The most common and widely used form of diminished value is Inherent Diminished Value. This is the diminished value element of damages which is now recoverable in Washington. A chart depicting the various types of diminished value and an overview of the law in all 50 states regarding the recoverability of inherent diminished value (first-party and third-party) can be found HERE.
For any questions on auto collision subrogation or the damages recoverable in any of the 50 states, please contact Nancy Case at ncase@mwl-law.com.
Nancy A. Case is an insurance litigation trial attorney and partner at Matthiesen, Wickert & Lehrer, S.C. and concentrates her practice on ERISA and non-ERISA subrogation, litigation, and employee benefits plan drafting and compliance. Nancy is licensed in Wisconsin, Illinois, and Washington State, is a member of the Illinois Trial Bar, and is admitted to numerous federal courts throughout the country.

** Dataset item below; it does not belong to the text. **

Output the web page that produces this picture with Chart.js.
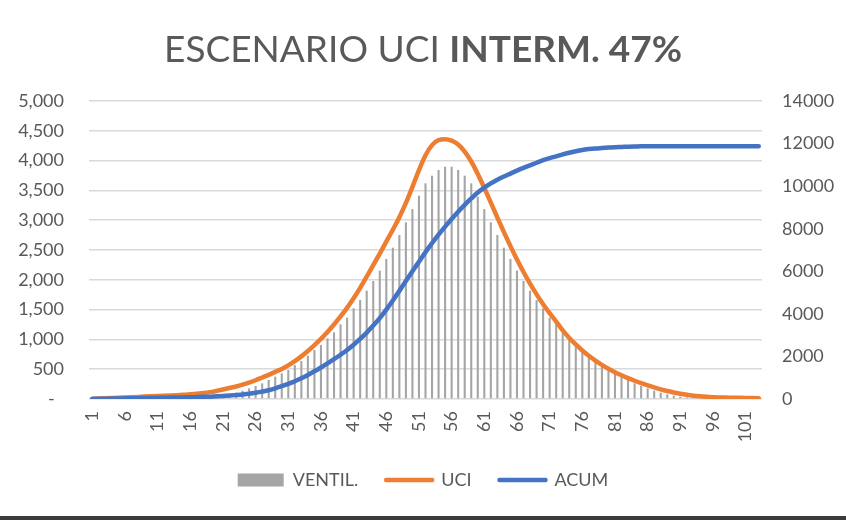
<!DOCTYPE html>
<html>
<head>
<meta charset="utf-8">
<script src="https://cdn.jsdelivr.net/npm/chart.js@4"></script>
<style>
  html, body { margin: 0; padding: 0; background: #fff; }
  #wrap { position: relative; width: 846px; height: 520px; overflow: hidden; }
  #chart { display: block; }
  #title { position: absolute; left: 0; top: 29px; width: 846px; text-align: center;
           font-family: Lato, sans-serif; font-size: 37px; line-height: 37px; color: #595959; white-space: nowrap; }
  #title b { font-weight: 700; }
  #bottomLine { position: absolute; left: 0; top: 516px; width: 846px; height: 4px; background: #3b3b3b; }
</style>
</head>
<body>
<div id="wrap">
  <canvas id="chart" width="846" height="520"></canvas>
  <div id="title">ESCENARIO UCI <b>INTERM. 47%</b></div>
  <div id="bottomLine"></div>
</div>
<script>
// dias 1..103
const days = Array.from({length: 103}, (_, i) => String(i + 1));

const ventil = [
  0, 0, 1, 1, 1, 1, 2, 2, 2, 3,
  3, 4, 4, 5, 7, 10, 14, 20, 28, 40,
  56, 78, 106, 140, 179, 218, 263, 319, 375, 431,
  487, 570, 638, 727, 822, 906, 1018, 1119, 1253, 1364,
  1522, 1661, 1818, 1980, 2153, 2349, 2539, 2752, 2965, 3188,
  3412, 3619, 3747, 3843, 3898, 3898, 3843, 3747, 3619, 3395,
  3188, 2965, 2752, 2539, 2349, 2153, 1980, 1818, 1661, 1522,
  1364, 1253, 1119, 1018, 906, 805, 710, 638, 570, 487,
  431, 375, 319, 263, 218, 179, 140, 106, 78, 56,
  40, 28, 20, 14, 10, 7, 5, 4, 3, 2,
  2, 1, 1
];

const uci = [
  5, 8, 12, 16, 20, 25, 30, 35, 40, 45,
  50, 55, 60, 65, 70, 80, 90, 100, 115, 135,
  160, 185, 210, 240, 275, 315, 360, 405, 455, 505,
  565, 635, 715, 805, 905, 1010, 1125, 1250, 1385, 1530,
  1690, 1865, 2055, 2245, 2440, 2640, 2840, 3050, 3290, 3560,
  3840, 4090, 4260, 4345, 4360, 4335, 4270, 4150, 3985, 3775,
  3540, 3295, 3045, 2800, 2565, 2340, 2130, 1935, 1755, 1590,
  1440, 1300, 1150, 1025, 915, 815, 725, 645, 573, 508,
  450, 398, 350, 306, 266, 228, 194, 162, 134, 110,
  88, 70, 56, 45, 37, 31, 27, 24, 21, 19,
  17, 15, 14
];

const acum = [
  5, 10, 15, 20, 25, 30, 35, 40, 45, 50,
  55, 60, 65, 70, 75, 80, 90, 100, 110, 125,
  140, 160, 185, 212, 245, 290, 345, 410, 500, 600,
  710, 835, 975, 1130, 1300, 1480, 1670, 1870, 2080, 2300,
  2550, 2820, 3120, 3450, 3800, 4200, 4630, 5080, 5540, 6000,
  6450, 6900, 7320, 7720, 8100, 8460, 8800, 9120, 9420, 9700,
  9930, 10130, 10300, 10450, 10590, 10730, 10860, 10980, 11100, 11220,
  11320, 11400, 11490, 11570, 11640, 11700, 11740, 11770, 11790, 11810,
  11830, 11840, 11850, 11860, 11870, 11875, 11875, 11875, 11875, 11875,
  11875, 11875, 11875, 11875, 11875, 11875, 11875, 11875, 11875, 11875,
  11875, 11875, 11875
];

const leftMax = 5000, leftStep = 500;
const rightMax = 14000, rightStep = 2000;

const GRAY = '#a5a5a5', ORANGE = '#ed7d31', BLUE = '#4472c4', TEXT = '#595959';

Chart.defaults.font.family = 'Lato, sans-serif';
Chart.defaults.font.size = 18;
Chart.defaults.color = TEXT;

new Chart(document.getElementById('chart'), {
  type: 'bar',
  data: {
    labels: days,
    datasets: [{
      type: 'bar',
      label: 'VENTIL.',
      data: ventil,
      backgroundColor: GRAY,
      barPercentage: 0.32,
      categoryPercentage: 1,
      yAxisID: 'y',
      order: 3
    }, {
      type: 'line',
      label: 'UCI',
      data: uci,
      borderColor: ORANGE,
      backgroundColor: ORANGE,
      borderWidth: 4.5,
      pointRadius: 0,
      cubicInterpolationMode: 'monotone',
      borderCapStyle: 'round',
      borderJoinStyle: 'round',
      yAxisID: 'y',
      order: 2
    }, {
      type: 'line',
      label: 'ACUM',
      data: acum,
      borderColor: BLUE,
      backgroundColor: BLUE,
      borderWidth: 4.5,
      pointRadius: 0,
      cubicInterpolationMode: 'monotone',
      borderCapStyle: 'round',
      borderJoinStyle: 'round',
      yAxisID: 'y2',
      order: 1
    }]
  },
  options: {
    responsive: false,
    animation: false,
    layout: { padding: { top: 101, bottom: 21, left: 0, right: 0 } },
    plugins: {
      tooltip: { enabled: false },
      legend: {
        position: 'bottom',
        labels: {
          usePointStyle: true,
          pointStyleWidth: 46,
          boxHeight: 13,
          padding: 28,
          color: TEXT,
          font: { size: 18 },
          sort: (a, b) => a.datasetIndex - b.datasetIndex,
          generateLabels(chart) {
            const items = Chart.defaults.plugins.legend.labels.generateLabels(chart);
            items.forEach(it => {
              if (it.datasetIndex === 0) {
                it.pointStyle = 'rect';
                it.lineWidth = 0;
              } else {
                it.pointStyle = 'line';
                it.lineWidth = 4.5;
                it.lineCap = 'round';
              }
            });
            return items;
          }
        }
      }
    },
    scales: {
      x: {
        type: 'category',
        offset: true,
        grid: { display: false, drawTicks: false },
        border: { display: false },
        ticks: {
          autoSkip: false,
          maxRotation: 90,
          minRotation: 90,
          padding: 12,
          callback: function (v, i) { return i % 5 === 0 ? this.getLabelForValue(v) : ''; }
        },
        afterFit: s => { s.height = 44; }
      },
      y: {
        type: 'linear',
        position: 'left',
        min: 0,
        max: leftMax,
        grid: { color: '#d9d9d9', lineWidth: 1.5, drawTicks: false },
        border: { display: false },
        ticks: {
          stepSize: leftStep,
          padding: 25,
          callback: v => v === 0 ? '-  ' : v.toLocaleString('en-US')
        },
        afterFit: s => { s.width = 89; }
      },
      y2: {
        type: 'linear',
        position: 'right',
        min: 0,
        max: rightMax,
        grid: { display: false, drawTicks: false },
        border: { display: false },
        ticks: {
          stepSize: rightStep,
          padding: 20,
          callback: v => String(v)
        },
        afterFit: s => { s.width = 84; }
      }
    }
  }
});
</script>
</body>
</html>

[1] Alabama, Delaware, District of Columbia, Hawaii, Idaho, Maine, Michigan, Minnesota, Nebraska, Nevada, New Hampshire, Rhode Island, South Dakota, Washington, and Wyoming have still not recognized these stigma tort damages, despite the fact that these damages are very real.
[2] Grothe v. Kushnivich, 521 P.3d 228 (Wash. App. 2022).
[3] 49 U.S.C. § 14706 et seq. Carmack constitutes a complete defense to common law claims of negligence alleging all manner of harm arising from property damage in interstate commerce; it completely preempts state law claims
[4] Hall v. N. Am. Van Lines, Inc., 476 F.3d 683 (9th Cir. 2007).
[5] Sherman v. Kissinger, 195 P.3d 539 (Wash. App. 2008); McCurdy v. Union Pac. R.R., 413 P.2d 617 (Wash. 1966).